Eine schnelle Internetrecherche kombiniert mit inhaltlicher Reserviertheit ist aber auch nicht unbedingt die Grundlage für eine fundierte Analyse. In einigen Punkten ist die Kritik von Christoph Baumgarten nämlich mindestens so schwach wie das von ihm kritisierte Abstract:
“mangelnde Repräsentativität”: Man zeige mir die psychologischen Fachartikel mit repräsentativen Stichproben! In diesem Kontext ist Repräsentativität ist eine reine Laien-Forderung, studentische Zufallsstichproben sind üblich.
“Stichprobe im Mittel 21 Jahre alt”: Auch das ist durchaus üblich.
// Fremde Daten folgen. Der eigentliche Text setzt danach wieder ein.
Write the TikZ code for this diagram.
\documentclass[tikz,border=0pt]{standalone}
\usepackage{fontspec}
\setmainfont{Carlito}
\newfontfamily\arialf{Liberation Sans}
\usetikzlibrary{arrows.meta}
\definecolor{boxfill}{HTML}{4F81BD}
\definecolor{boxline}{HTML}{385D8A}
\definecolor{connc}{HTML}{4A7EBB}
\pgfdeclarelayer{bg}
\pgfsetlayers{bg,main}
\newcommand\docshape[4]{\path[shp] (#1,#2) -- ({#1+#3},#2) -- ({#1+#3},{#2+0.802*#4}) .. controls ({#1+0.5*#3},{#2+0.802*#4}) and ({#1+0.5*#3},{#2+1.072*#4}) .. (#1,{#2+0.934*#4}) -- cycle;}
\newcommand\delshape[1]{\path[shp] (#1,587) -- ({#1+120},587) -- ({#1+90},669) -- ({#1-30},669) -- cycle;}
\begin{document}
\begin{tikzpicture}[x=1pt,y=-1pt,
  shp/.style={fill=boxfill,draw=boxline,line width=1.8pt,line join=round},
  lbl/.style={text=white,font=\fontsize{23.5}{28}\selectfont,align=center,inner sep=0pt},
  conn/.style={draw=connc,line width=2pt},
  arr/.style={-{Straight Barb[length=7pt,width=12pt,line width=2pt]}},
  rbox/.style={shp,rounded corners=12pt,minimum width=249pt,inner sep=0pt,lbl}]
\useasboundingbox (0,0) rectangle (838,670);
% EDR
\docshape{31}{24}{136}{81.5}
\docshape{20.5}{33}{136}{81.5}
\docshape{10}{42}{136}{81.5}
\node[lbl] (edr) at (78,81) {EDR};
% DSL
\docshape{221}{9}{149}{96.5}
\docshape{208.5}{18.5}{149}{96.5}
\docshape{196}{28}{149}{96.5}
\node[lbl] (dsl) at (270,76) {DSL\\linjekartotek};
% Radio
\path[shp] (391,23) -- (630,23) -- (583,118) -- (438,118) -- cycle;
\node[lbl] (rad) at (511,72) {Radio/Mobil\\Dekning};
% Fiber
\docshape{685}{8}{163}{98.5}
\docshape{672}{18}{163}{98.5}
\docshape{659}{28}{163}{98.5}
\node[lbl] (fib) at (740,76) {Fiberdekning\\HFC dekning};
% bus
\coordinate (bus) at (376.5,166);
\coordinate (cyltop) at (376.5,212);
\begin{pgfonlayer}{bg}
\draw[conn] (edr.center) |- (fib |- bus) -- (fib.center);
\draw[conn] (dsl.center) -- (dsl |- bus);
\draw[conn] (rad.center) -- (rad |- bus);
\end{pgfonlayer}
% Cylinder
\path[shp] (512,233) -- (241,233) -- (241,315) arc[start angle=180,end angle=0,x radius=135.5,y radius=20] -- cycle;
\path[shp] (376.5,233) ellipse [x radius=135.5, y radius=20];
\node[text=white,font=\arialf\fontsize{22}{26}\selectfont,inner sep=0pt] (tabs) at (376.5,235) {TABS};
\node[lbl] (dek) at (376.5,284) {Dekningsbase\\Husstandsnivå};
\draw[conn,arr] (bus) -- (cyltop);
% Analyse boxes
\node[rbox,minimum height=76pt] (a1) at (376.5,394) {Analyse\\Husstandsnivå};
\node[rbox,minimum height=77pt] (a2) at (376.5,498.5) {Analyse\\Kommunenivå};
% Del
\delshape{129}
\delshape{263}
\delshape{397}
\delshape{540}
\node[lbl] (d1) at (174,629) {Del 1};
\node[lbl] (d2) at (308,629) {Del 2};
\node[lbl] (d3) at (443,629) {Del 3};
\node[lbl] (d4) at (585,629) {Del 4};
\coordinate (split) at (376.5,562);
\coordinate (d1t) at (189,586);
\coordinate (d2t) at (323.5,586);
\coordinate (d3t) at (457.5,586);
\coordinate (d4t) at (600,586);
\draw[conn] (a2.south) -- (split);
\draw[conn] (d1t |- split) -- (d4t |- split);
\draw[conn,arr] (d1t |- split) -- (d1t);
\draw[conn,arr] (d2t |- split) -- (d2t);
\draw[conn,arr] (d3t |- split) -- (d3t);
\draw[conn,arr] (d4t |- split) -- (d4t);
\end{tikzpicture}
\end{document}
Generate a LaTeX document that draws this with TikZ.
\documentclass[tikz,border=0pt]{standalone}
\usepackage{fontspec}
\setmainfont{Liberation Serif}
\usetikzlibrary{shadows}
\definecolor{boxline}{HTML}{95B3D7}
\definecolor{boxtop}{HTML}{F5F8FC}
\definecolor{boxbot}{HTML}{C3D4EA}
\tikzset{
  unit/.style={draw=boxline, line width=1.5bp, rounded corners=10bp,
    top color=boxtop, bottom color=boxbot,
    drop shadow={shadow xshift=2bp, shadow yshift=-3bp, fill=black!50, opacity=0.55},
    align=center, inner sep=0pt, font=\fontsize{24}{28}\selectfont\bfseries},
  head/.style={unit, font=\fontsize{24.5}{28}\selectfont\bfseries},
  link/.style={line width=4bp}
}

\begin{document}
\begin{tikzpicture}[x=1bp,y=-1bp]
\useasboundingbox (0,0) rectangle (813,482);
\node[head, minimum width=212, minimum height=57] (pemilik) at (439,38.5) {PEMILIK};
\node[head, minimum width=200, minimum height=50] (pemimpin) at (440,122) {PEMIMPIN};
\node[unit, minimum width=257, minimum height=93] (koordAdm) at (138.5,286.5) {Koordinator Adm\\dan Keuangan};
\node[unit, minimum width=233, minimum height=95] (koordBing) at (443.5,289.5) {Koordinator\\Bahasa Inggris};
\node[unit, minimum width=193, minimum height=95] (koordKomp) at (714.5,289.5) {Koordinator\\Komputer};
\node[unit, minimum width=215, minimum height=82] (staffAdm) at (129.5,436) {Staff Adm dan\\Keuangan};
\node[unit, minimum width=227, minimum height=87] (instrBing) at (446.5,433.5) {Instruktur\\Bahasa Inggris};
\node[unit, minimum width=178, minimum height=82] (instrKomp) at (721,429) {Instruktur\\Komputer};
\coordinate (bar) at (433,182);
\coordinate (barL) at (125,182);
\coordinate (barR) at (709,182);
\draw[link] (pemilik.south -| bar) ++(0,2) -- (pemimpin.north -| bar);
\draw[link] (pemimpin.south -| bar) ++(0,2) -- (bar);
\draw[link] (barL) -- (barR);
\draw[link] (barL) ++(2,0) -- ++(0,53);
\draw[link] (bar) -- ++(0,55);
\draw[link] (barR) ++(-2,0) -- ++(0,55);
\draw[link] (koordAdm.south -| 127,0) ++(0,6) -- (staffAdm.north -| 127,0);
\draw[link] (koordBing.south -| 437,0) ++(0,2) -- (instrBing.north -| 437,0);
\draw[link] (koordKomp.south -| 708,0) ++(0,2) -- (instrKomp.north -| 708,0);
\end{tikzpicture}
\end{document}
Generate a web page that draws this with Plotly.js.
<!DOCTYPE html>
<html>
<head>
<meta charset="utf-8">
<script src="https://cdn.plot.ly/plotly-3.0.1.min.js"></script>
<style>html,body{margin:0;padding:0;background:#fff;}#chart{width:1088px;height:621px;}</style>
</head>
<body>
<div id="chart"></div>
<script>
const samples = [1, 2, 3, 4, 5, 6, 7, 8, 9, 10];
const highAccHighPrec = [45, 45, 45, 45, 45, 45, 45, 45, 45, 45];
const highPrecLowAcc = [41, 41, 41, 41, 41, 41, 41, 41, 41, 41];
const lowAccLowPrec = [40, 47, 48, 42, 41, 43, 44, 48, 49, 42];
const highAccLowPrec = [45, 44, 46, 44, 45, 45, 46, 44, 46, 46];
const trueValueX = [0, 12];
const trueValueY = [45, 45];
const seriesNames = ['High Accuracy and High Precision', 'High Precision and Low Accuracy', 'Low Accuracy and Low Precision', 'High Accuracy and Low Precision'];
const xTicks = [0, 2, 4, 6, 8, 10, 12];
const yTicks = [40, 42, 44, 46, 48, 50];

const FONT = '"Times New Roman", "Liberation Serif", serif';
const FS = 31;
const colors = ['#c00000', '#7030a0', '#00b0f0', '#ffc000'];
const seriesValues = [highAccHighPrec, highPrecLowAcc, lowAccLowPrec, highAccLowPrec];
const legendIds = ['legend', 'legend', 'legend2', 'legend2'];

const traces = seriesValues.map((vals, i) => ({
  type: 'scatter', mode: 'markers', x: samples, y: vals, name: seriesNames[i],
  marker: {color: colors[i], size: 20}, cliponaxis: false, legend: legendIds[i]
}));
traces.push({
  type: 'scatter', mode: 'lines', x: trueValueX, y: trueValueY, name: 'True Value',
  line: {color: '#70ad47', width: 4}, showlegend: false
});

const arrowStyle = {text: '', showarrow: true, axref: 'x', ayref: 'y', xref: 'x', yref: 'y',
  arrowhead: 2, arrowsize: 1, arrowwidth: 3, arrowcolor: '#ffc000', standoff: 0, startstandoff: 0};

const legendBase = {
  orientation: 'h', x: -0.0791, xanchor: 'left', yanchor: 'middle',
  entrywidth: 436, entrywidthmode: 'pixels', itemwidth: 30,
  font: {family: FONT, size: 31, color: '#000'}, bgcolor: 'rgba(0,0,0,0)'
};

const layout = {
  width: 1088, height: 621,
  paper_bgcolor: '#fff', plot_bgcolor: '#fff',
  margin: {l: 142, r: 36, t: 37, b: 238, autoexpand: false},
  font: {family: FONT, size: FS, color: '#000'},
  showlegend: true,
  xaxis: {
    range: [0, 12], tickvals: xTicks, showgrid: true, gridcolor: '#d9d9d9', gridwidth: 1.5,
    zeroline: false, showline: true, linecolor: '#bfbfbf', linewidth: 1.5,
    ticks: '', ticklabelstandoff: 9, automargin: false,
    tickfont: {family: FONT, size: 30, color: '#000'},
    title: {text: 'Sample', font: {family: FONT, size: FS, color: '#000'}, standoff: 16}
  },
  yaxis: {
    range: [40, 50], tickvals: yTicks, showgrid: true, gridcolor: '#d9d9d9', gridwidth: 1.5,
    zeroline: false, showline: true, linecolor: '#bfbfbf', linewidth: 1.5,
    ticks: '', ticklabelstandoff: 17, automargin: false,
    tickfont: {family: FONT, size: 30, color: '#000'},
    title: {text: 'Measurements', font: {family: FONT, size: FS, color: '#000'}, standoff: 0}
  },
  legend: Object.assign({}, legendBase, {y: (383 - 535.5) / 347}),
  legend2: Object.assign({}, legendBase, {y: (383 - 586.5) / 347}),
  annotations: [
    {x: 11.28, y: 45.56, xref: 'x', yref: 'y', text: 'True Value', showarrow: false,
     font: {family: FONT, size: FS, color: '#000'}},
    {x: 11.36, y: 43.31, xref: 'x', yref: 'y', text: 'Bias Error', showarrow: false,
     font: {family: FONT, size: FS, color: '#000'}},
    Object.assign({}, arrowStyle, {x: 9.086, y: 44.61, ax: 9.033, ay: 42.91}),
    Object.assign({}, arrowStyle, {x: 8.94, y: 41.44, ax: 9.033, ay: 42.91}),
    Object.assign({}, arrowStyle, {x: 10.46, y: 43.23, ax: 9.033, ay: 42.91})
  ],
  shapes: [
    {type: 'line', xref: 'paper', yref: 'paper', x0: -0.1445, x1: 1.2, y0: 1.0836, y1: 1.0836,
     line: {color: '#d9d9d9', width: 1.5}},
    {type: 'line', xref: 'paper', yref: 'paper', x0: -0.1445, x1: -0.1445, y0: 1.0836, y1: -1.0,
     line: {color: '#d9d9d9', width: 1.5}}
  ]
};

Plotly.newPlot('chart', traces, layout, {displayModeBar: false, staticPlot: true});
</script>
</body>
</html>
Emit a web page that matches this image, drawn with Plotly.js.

Aus praktischen Gründen kommen meist Bachelor-Studenten zum Handkuss.
“ungeeignetes Messinstrument”: Es ist ebenso üblich, genuin psychiatrische Tests der Normalbevölkerung vorzulegen, wie z.B. das Minnesota Multiphasic Personality Inventory.
“Stichprobe zu klein”: Die Stichprobe ist keineswegs zu klein. Vermutlich ist sogar das Gegenteil der Fall: die Stichprobe ist zu groß, daher werden unbedeutende Effekte statistisch signifikant.
“Messinstrument ist umstritten”: Gibt es dafür gute Belege? Ist es nicht reliabel oder nicht valide?
“nur einmalige Testung”: Es ist vollkommen üblich, die Persönlichkeit bzw. das Temperament einmalig zu testen. Man geht davon aus, dass es sich eher um Traits (stabile Persönlichkeitseigenschaften) als States (momentane Zustände) handelt.